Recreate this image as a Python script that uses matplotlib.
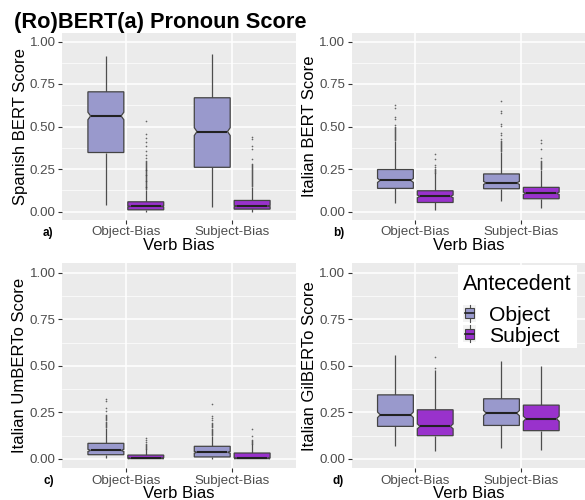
import numpy as np
import matplotlib
matplotlib.use('Agg')
import matplotlib.pyplot as plt
from matplotlib.patches import Polygon, Rectangle
from matplotlib.lines import Line2D

plt.rcParams['font.family'] = ['Liberation Sans', 'DejaVu Sans']

# datos
verb_bias = ['Object-Bias', 'Subject-Bias']
antecedents = ['Object', 'Subject']
panel_models = ['Spanish BERT', 'Italian BERT', 'Italian UmBERTo', 'Italian GilBERTo']
panel_tags = ['a)', 'b)', 'c)', 'd)']

# indices: [panel][verb bias][antecedent]
whisker_low = [
    [[0.038, 0.000], [0.024, 0.000]],
    [[0.050, 0.006], [0.059, 0.020]],
    [[0.003, 0.000], [0.000, 0.000]],
    [[0.071, 0.044], [0.059, 0.050]],
]
q1 = [
    [[0.347, 0.010], [0.260, 0.014]],
    [[0.136, 0.053], [0.134, 0.075]],
    [[0.023, 0.002], [0.011, 0.002]],
    [[0.175, 0.125], [0.180, 0.152]],
]
median = [
    [[0.562, 0.030], [0.470, 0.032]],
    [[0.183, 0.089], [0.168, 0.107]],
    [[0.046, 0.004], [0.036, 0.004]],
    [[0.237, 0.175], [0.246, 0.216]],
]
q3 = [
    [[0.704, 0.057], [0.669, 0.065]],
    [[0.247, 0.122], [0.221, 0.142]],
    [[0.084, 0.021], [0.068, 0.032]],
    [[0.344, 0.264], [0.323, 0.289]],
]
whisker_high = [
    [[0.914, 0.128], [0.927, 0.142]],
    [[0.414, 0.226], [0.350, 0.242]],
    [[0.165, 0.052], [0.125, 0.078]],
    [[0.559, 0.475], [0.528, 0.500]],
]
notch_half = [
    [[0.022, 0.003], [0.023, 0.003]],
    [[0.012, 0.008], [0.009, 0.007]],
    [[0.006, 0.002], [0.005, 0.002]],
    [[0.015, 0.013], [0.014, 0.014]],
]
outliers = [
    [[[],
      [0.533, 0.454, 0.434, 0.408, 0.385, 0.355, 0.330, 0.316, 0.300, 0.289, 0.283,
       0.278, 0.272, 0.267, 0.262, 0.257, 0.252, 0.247, 0.242, 0.237, 0.232, 0.227,
       0.222, 0.217, 0.212, 0.207, 0.202, 0.197, 0.192, 0.187, 0.182, 0.177, 0.172,
       0.167, 0.162, 0.157, 0.152, 0.147, 0.142, 0.137, 0.132]],
     [[],
      [0.438, 0.424, 0.385, 0.365, 0.310, 0.280, 0.274, 0.268, 0.262, 0.256, 0.250,
       0.244, 0.238, 0.232, 0.226, 0.220, 0.214, 0.208, 0.202, 0.196, 0.190, 0.184,
       0.178, 0.172, 0.166, 0.160, 0.154, 0.148]]],
    [[[0.625, 0.606, 0.558, 0.547, 0.507, 0.497, 0.491, 0.485, 0.479, 0.473, 0.467,
       0.461, 0.455, 0.449, 0.443, 0.437, 0.431, 0.425, 0.419],
      [0.340, 0.306, 0.276, 0.263, 0.252, 0.246, 0.240, 0.234, 0.229]],
     [[0.651, 0.592, 0.582, 0.517, 0.505, 0.460, 0.450, 0.424, 0.414, 0.408, 0.402,
       0.396, 0.390, 0.384, 0.378, 0.372, 0.366, 0.360, 0.355],
      [0.420, 0.405, 0.365, 0.316, 0.296, 0.290, 0.284, 0.278, 0.272, 0.266, 0.260,
       0.254, 0.248]]],
    [[[0.321, 0.309, 0.273, 0.255, 0.237, 0.231, 0.225, 0.219, 0.213, 0.207, 0.201,
       0.195, 0.189, 0.183, 0.177, 0.171],
      [0.112, 0.103, 0.090, 0.080, 0.075, 0.070, 0.065, 0.060, 0.056]],
     [[0.296, 0.228, 0.220, 0.210, 0.193, 0.187, 0.181, 0.175, 0.169, 0.163, 0.157,
       0.151, 0.145, 0.139, 0.133, 0.128],
      [0.160, 0.121, 0.103, 0.097, 0.091, 0.085, 0.080]]],
    [[[], [0.546, 0.488]],
     [[], []]],
]

y_ticks = [0.0, 0.25, 0.5, 0.75, 1.0]
y_tick_labels = ['0.00', '0.25', '0.50', '0.75', '1.00']

colores = {'Object': '#9999CC', 'Subject': '#9932CC'}
borde = '#444444'
ancho_caja = 0.3375
desplazamiento = 0.1875
sangria_muesca = 0.075

W, H = 585, 500
# (izquierda, arriba, ancho, alto) en pixeles
rects = [(62, 33, 234, 187), (351.7, 33, 233.3, 187),
         (62, 263.3, 234, 205), (351.7, 263.3, 233.3, 205)]


def fx(px):
    return px / W


def fy(py):
    return 1 - py / H


def dibujar_caja(ax, x, lo, b1, med, b3, hi, nh, color):
    half = ancho_caja / 2
    ind = ancho_caja * sangria_muesca
    xs = [x - half, x + half, x + half, x + half - ind, x + half, x + half,
          x - half, x - half, x - half + ind, x - half]
    ys = [b1, b1, med - nh, med, med + nh, b3, b3, med + nh, med, med - nh]
    ax.plot([x, x], [b3, hi], color='#4d4d4d', lw=0.9, zorder=2, solid_capstyle='butt')
    ax.plot([x, x], [lo, b1], color='#4d4d4d', lw=0.9, zorder=2, solid_capstyle='butt')
    ax.add_patch(Polygon(np.column_stack([xs, ys]), closed=True, fc=color,
                         ec=borde, lw=0.9, zorder=3))
    ax.plot([x - half + ind, x + half - ind], [med, med], color='#222222',
            lw=1.5, zorder=4, solid_capstyle='butt')


fig = plt.figure(figsize=(W / 100, H / 100), dpi=100)
axes = []
for p, (l, t, w, h) in enumerate(rects):
    ax = fig.add_axes([l / W, 1 - (t + h) / H, w / W, h / H])
    axes.append(ax)
    ax.set_facecolor('#EBEBEB')
    for s in ax.spines.values():
        s.set_visible(False)
    ax.set_xlim(0.4, 2.6)
    ax.set_ylim(-0.05, 1.05)
    ax.set_xticks([1, 2])
    ax.set_xticklabels(verb_bias)
    ax.set_yticks(y_ticks)
    ax.set_yticklabels(y_tick_labels)
    ax.set_yticks([0.125, 0.375, 0.625, 0.875], minor=True)
    ax.grid(True, which='major', color='white', lw=1.1)
    ax.grid(True, which='minor', axis='y', color='white', lw=0.5)
    ax.set_axisbelow(True)
    ax.tick_params(which='major', length=3, width=0.8, color='#333333',
                   labelcolor='#4D4D4D', labelsize=9.6, pad=1.5)
    ax.tick_params(which='minor', length=0)

    for v in range(2):
        for a in range(2):
            x = v + 1 + (a - 0.5) * 2 * desplazamiento
            dibujar_caja(ax, x, whisker_low[p][v][a], q1[p][v][a], median[p][v][a],
                         q3[p][v][a], whisker_high[p][v][a], notch_half[p][v][a],
                         colores[antecedents[a]])
            pts = outliers[p][v][a]
            if pts:
                ax.plot([x] * len(pts), pts, 'o', ms=1.2, mew=0, color='#444444',
                        alpha=0.8, zorder=2)

    # etiquetas de ejes
    cx = (l + w / 2) / W
    fig.text(fx(l - 42), fy(t + h / 2), panel_models[p] + ' Score',
             rotation=90, ha='center', va='center', fontsize=12)
    fig.text(cx, fy(t + h + 25.5), 'Verb Bias', ha='center', va='center', fontsize=12)
    fig.text(fx(l - 19), fy(t + h + 13), panel_tags[p], ha='left',
             va='center', fontsize=8.5, fontweight='bold')

fig.text(fx(14), fy(28), '(Ro)BERT(a) Pronoun Score', ha='left', va='baseline',
         fontsize=15.7, fontweight='bold')

# leyenda dibujada a mano (estilo ggplot)
fig.patches.append(Rectangle((fx(458), fy(348)), fx(577) - fx(458), fy(265) - fy(348),
                             transform=fig.transFigure, fc='white', ec='none', zorder=5))
fig.text(fx(463), fy(290), 'Antecedent', ha='left', va='baseline', fontsize=15.5, zorder=6)
for i, k in enumerate(antecedents):
    top = 305 + i * 20.3
    kx0, kx1 = 463.3, 475.7
    kc = (kx0 + kx1) / 2
    fig.patches.append(Rectangle((fx(kx0), fy(top + 17)), fx(kx1) - fx(kx0), fy(top) - fy(top + 17),
                                 transform=fig.transFigure, fc='#F2F2F2', ec='none', zorder=6))
    fig.lines.append(Line2D([fx(kc), fx(kc)], [fy(top + 17), fy(top)], transform=fig.transFigure,
                            color='#4d4d4d', lw=0.8, zorder=7))
    fig.patches.append(Rectangle((fx(465), fy(top + 13.3)), fx(474) - fx(465), fy(top + 3.3) - fy(top + 13.3),
                                 transform=fig.transFigure, fc=colores[k], ec=borde, lw=0.8, zorder=8))
    fig.lines.append(Line2D([fx(465), fx(474)], [fy(top + 8.3)] * 2, transform=fig.transFigure,
                            color='#222222', lw=1.2, zorder=9))
    fig.text(fx(489), fy(top + 16.3), k, ha='left', va='baseline', fontsize=15.2, zorder=6)

fig.savefig('out.png', dpi=100)
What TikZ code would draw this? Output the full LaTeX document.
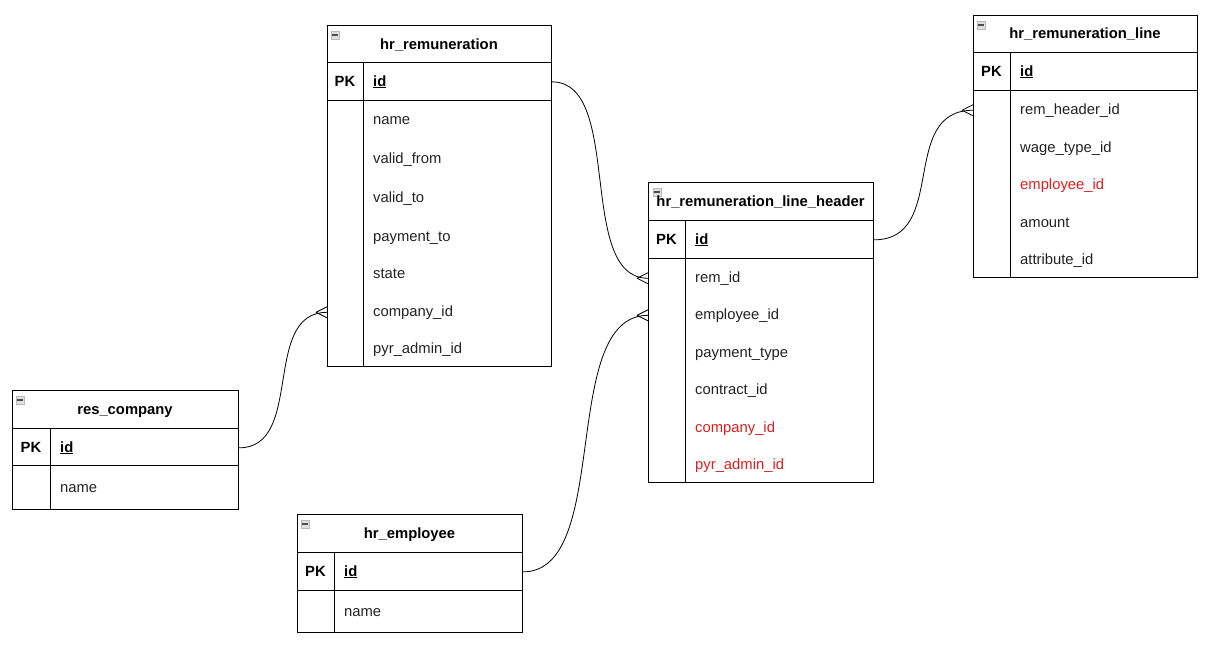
\documentclass[tikz,border=0pt]{standalone}
\usepackage{fontspec}
\setmainfont{Liberation Sans}
\usetikzlibrary{positioning, calc}
\definecolor{fkRed}{RGB}{222,30,30}
\definecolor{txtGray}{RGB}{34,34,34}
\newcommand\tblsize{\fontsize{14.8}{17}\selectfont}
% crow's foot on the many side (line comes in from the left)
\newcommand\crowfoot[1]{\draw[rel] (#1) ++(-11,0) -- ++(11,-5.5) (#1) ++(-11,0) -- ++(11,5.5);}

\begin{document}
\begin{tikzpicture}[x=1pt, y=-1pt,
  frame/.style={draw, line width=0.9pt, anchor=north west, inner sep=0pt},
  sep/.style={line width=0.9pt},
  txt/.style={font=\tblsize, inner sep=0pt, yshift=-2.5pt},
  bold/.style={txt, font=\tblsize\bfseries},
  ttl/.style={bold, anchor=mid},
  pk/.style={bold, anchor=mid},
  key/.style={bold, anchor=mid west},
  fld/.style={txt, text=txtGray, anchor=mid west},
  fk/.style={fld, text=fkRed},
  icon/.style={draw=gray!55, fill=gray!25, minimum size=8.5, inner sep=0pt,
    path picture={\draw[black!70, line width=1.2pt]
      ([xshift=1.5]path picture bounding box.west) --
      ([xshift=-1.5]path picture bounding box.east);}},
  rel/.style={line width=0.8pt},
]
\useasboundingbox (0,0) rectangle (1213,650);

% hr_remuneration
\node[frame, minimum width=224, minimum height=341] (rem) at (327,25) {};
\draw[sep] (327,62) -- (551,62) (327,100) -- (551,100) (363,62) -- (363,366);
\node[icon] (rem-ic) at (335,35) {};
\node[ttl] (rem-t) at (439,44) {hr\_remuneration};
\node[pk] (rem-pk) at (345,81) {PK};
\node[key] (rem-id) at (373,81) {\underline{id}};
\foreach \y/\n/\t in {119/name/name, 158/from/valid\_from, 197/to/valid\_to,
    236/pay/payment\_to, 273/state/state, 311/company/company\_id,
    348/admin/pyr\_admin\_id}
  \node[fld] (rem-\n) at (373,\y) {\t};

% res_company
\node[frame, minimum width=226, minimum height=119] (comp) at (12,390) {};
\draw[sep] (12,428) -- (238,428) (12,465) -- (238,465) (50,428) -- (50,509);
\node[icon] (comp-ic) at (20,400) {};
\node[ttl] (comp-t) at (125,409) {res\_company};
\node[pk] (comp-pk) at (31,447) {PK};
\node[key] (comp-id) at (60,447) {\underline{id}};
\node[fld] (comp-name) at (60,487) {name};

% hr_employee
\node[frame, minimum width=225, minimum height=118] (emp) at (297,514) {};
\draw[sep] (297,552) -- (522,552) (297,590) -- (522,590) (334,552) -- (334,632);
\node[icon] (emp-ic) at (305,524) {};
\node[ttl] (emp-t) at (409.5,533) {hr\_employee};
\node[pk] (emp-pk) at (315.5,571) {PK};
\node[key] (emp-id) at (344,571) {\underline{id}};
\node[fld] (emp-name) at (344,611) {name};

% hr_remuneration_line_header
\node[frame, minimum width=225, minimum height=300] (hdr) at (648,182) {};
\draw[sep] (648,220) -- (873,220) (648,258) -- (873,258) (685,220) -- (685,482);
\node[icon] (hdr-ic) at (657,192) {};
\node[ttl] (hdr-t) at (760.5,201) {hr\_remuneration\_line\_header};
\node[pk] (hdr-pk) at (666.5,239) {PK};
\node[key] (hdr-id) at (695,239) {\underline{id}};
\foreach \y/\n/\t in {277/rem/rem\_id, 314/emp/employee\_id,
    352/pay/payment\_type, 389/contract/contract\_id}
  \node[fld] (hdr-\n) at (695,\y) {\t};
\node[fk] (hdr-company) at (695,427) {company\_id};
\node[fk] (hdr-admin) at (695,464) {pyr\_admin\_id};

% hr_remuneration_line
\node[frame, minimum width=224, minimum height=262] (rln) at (973,15) {};
\draw[sep] (973,52) -- (1197,52) (973,90) -- (1197,90) (1010,52) -- (1010,277);
\node[icon] (rln-ic) at (981,25) {};
\node[ttl] (rln-t) at (1085,33) {hr\_remuneration\_line};
\node[pk] (rln-pk) at (991.5,71) {PK};
\node[key] (rln-id) at (1020,71) {\underline{id}};
\foreach \y/\n/\t in {109/remhdr/rem\_header\_id, 147/wage/wage\_type\_id}
  \node[fld] (rln-\n) at (1020,\y) {\t};
\node[fk] (rln-emp) at (1020,184) {employee\_id};
\node[fld] (rln-amount) at (1020,222) {amount};
\node[fld] (rln-attr) at (1020,259) {attribute\_id};

% relations
\draw[rel] (rem.east |- rem-id) .. controls +(72,0) and +(-72,0) .. (hdr.west |- hdr-rem);
\crowfoot{hdr.west |- hdr-rem}
\draw[rel] (comp.east |- comp-id) .. controls +(66,0) and +(-66,0) .. (rem.west |- rem-company);
\crowfoot{rem.west |- rem-company}
\draw[rel] (emp.east |- emp-id) .. controls +(90,0) and +(-90,0) .. (hdr.west |- hdr-emp);
\crowfoot{hdr.west |- hdr-emp}
\draw[rel] (hdr.east |- hdr-id) .. controls +(75,0) and +(-75,0) .. (rln.west |- rln-remhdr);
\crowfoot{rln.west |- rln-remhdr}
\end{tikzpicture}
\end{document}
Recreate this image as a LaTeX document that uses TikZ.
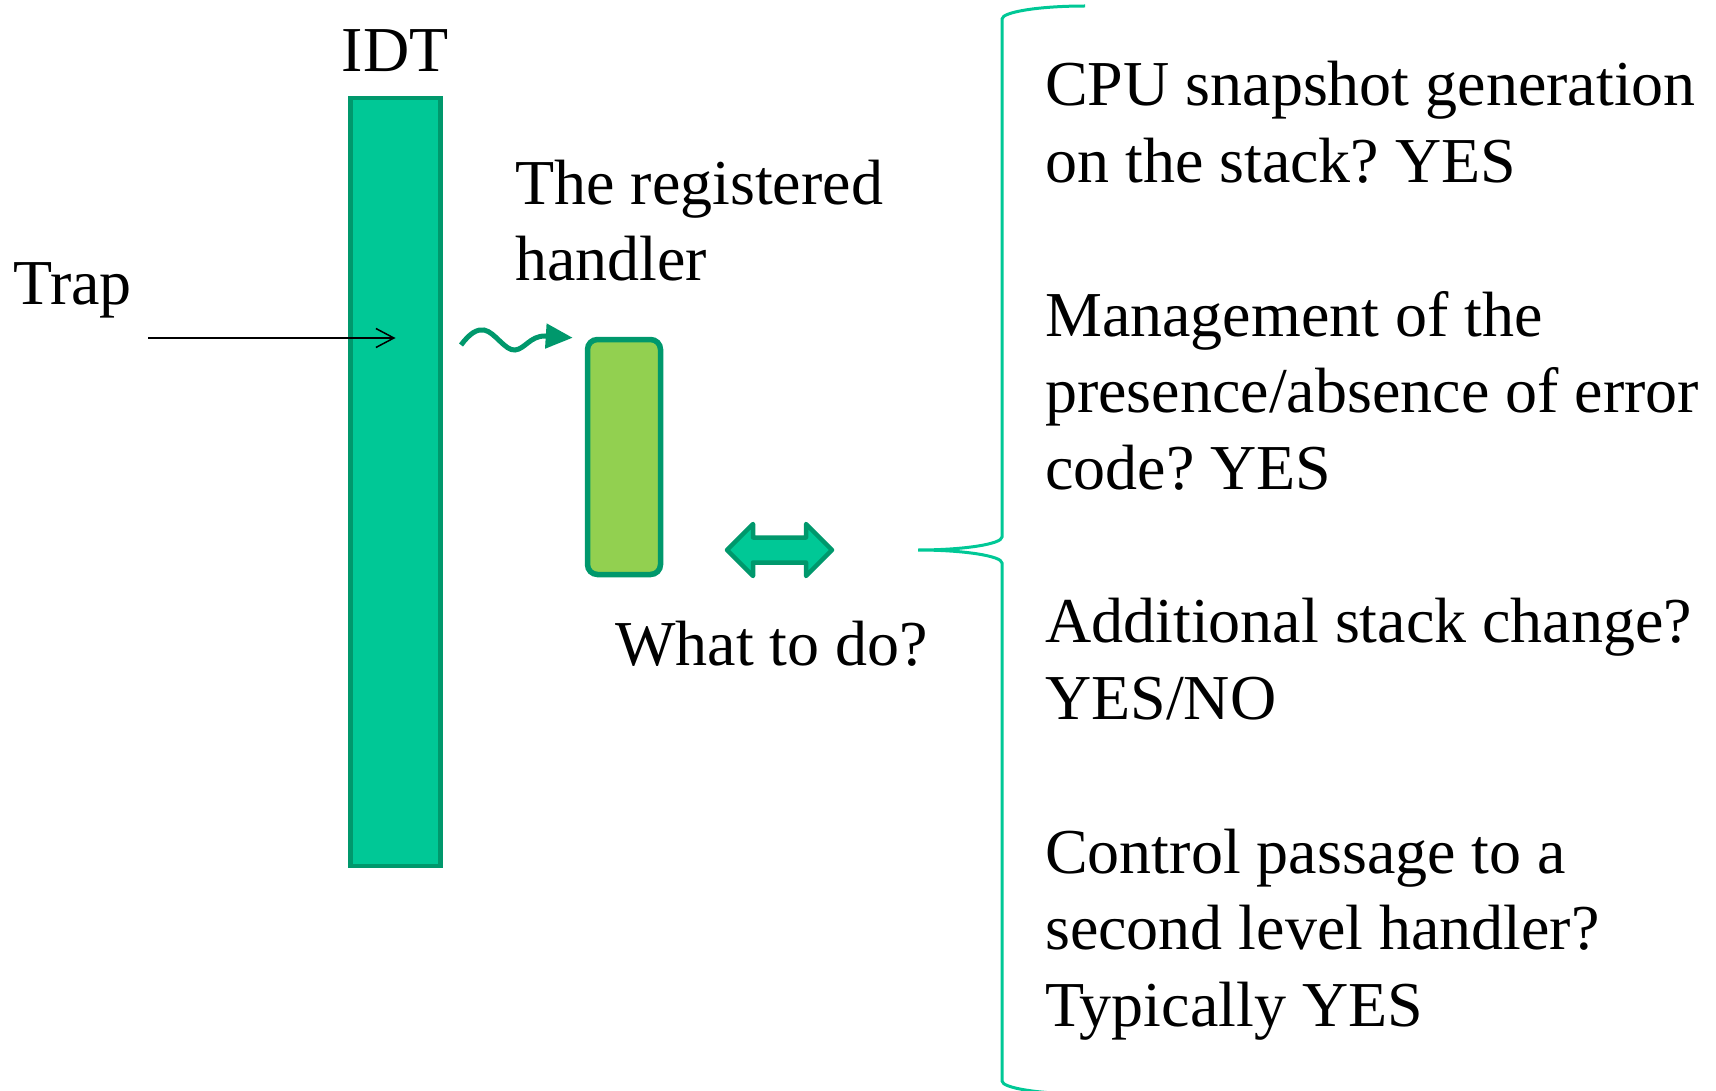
\documentclass[tikz,border=0pt]{standalone}
\usepackage{fontspec}
\setmainfont{Liberation Serif}
\frenchspacing
\usetikzlibrary{arrows.meta,calc,positioning}

\definecolor{idtgreen}{RGB}{0,200,150}
\definecolor{darkgreen}{RGB}{0,152,108}
\definecolor{handlergreen}{RGB}{146,208,80}

\tikzset{
	lbl/.style={inner sep=0pt, anchor=base west, align=left, font=\fontsize{64}{76.7}\selectfont},
	box/.style={draw=darkgreen, inner sep=0pt},
}

\begin{document}
\begin{tikzpicture}[x=1pt, y=-1pt]
		%%%%% START %%%%%
		\useasboundingbox (0,0) rectangle (1716,1091);
		
		% IDT column and the trap coming in
		\node[box, fill=idtgreen, line width=4.5pt, minimum width=90pt, minimum height=768pt] (idt) at (395.5,482) {};
		\node[lbl, anchor=base] (idtlabel) at (395,72) {IDT};
		\node[lbl] (trap) at (13,305) {Trap};
		\coordinate (trapstart) at (148,338);
		\draw[line width=1.5pt, -{Straight Barb[length=18pt,width=19pt]}] (trapstart) -- (trapstart -| idt.center);
		
		% registered handler (base = last line)
		\node[box, fill=handlergreen, line width=5.5pt, rounded corners=10pt, minimum width=73pt, minimum height=235pt] (handler) at (624,457) {};
		\node[lbl] (handlerlabel) at (515,281) {The registered\\handler};
		\coordinate (wavestart) at (461,345);
		\coordinate (wavetip) at ($(handler.north west)+(-12,1)$);
		\draw[darkgreen, line width=5pt, -{Triangle[length=27pt,width=24pt]}] (wavestart) .. controls (470,333) and (477,329) .. (484,330) .. controls (495,332) and (505,351) .. (515,350) .. controls (525,349) and (530,336) .. (545,336) -- (wavetip);
		
		% what to do
		\coordinate (todo) at (779.5,550);
		\draw[box, fill=idtgreen, line width=4.5pt, line join=round, shift={(todo)}] (-52.5,0) -- (-26.5,-26) -- (-26.5,-12.5) -- (26.5,-12.5) -- (26.5,-26) -- (52.5,0) -- (26.5,26) -- (26.5,12.5) -- (-26.5,12.5) -- (-26.5,26) -- cycle;
		\node[lbl] (todolabel) at (615,665) {What to do?};
		
		% brace
		\draw[idtgreen, line width=3pt] (1085,6) .. controls (1039,6) and (1002,12) .. (1002,19) -- (1002,537) .. controls (1002,544) and (964,550) .. (918,550) .. controls (964,550) and (1002,556) .. (1002,563) -- (1002,1081) .. controls (1002,1088) and (1039,1094) .. (1085,1094);
		
		\node[lbl] (snapshot) at (1045,182.7) {CPU snapshot generation\\on the stack? YES};
		\node[lbl] (errcode) at (1045,489.5) {Management of the\\presence/absence of error\\code? YES};
		\node[lbl] (stackchg) at (1045,719.6) {Additional stack change?\\YES/NO};
		\node[lbl] (second) at (1045,1026.4) {Control passage to a\\second level handler?\\Typically YES};
		
		%%%%% END %%%%%
\end{tikzpicture}
\end{document}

+ + + + + + +

* Exercise aim
Everything above from the line with "What TikZ code" through the line with "-- ++(11,-5.5) (#1)" should be retyped exactly, and nothing else; omit pictures.

* Solution for this task
What TikZ code would draw this? Output the full LaTeX document.
\documentclass[tikz,border=0pt]{standalone}
\usepackage{fontspec}
\setmainfont{Liberation Sans}
\usetikzlibrary{positioning, calc}
\definecolor{fkRed}{RGB}{222,30,30}
\definecolor{txtGray}{RGB}{34,34,34}
\newcommand\tblsize{\fontsize{14.8}{17}\selectfont}
% crow's foot on the many side (line comes in from the left)
\newcommand\crowfoot[1]{\draw[rel] (#1) ++(-11,0) -- ++(11,-5.5) (#1) ++(-11,0) -- ++(11,5.5);}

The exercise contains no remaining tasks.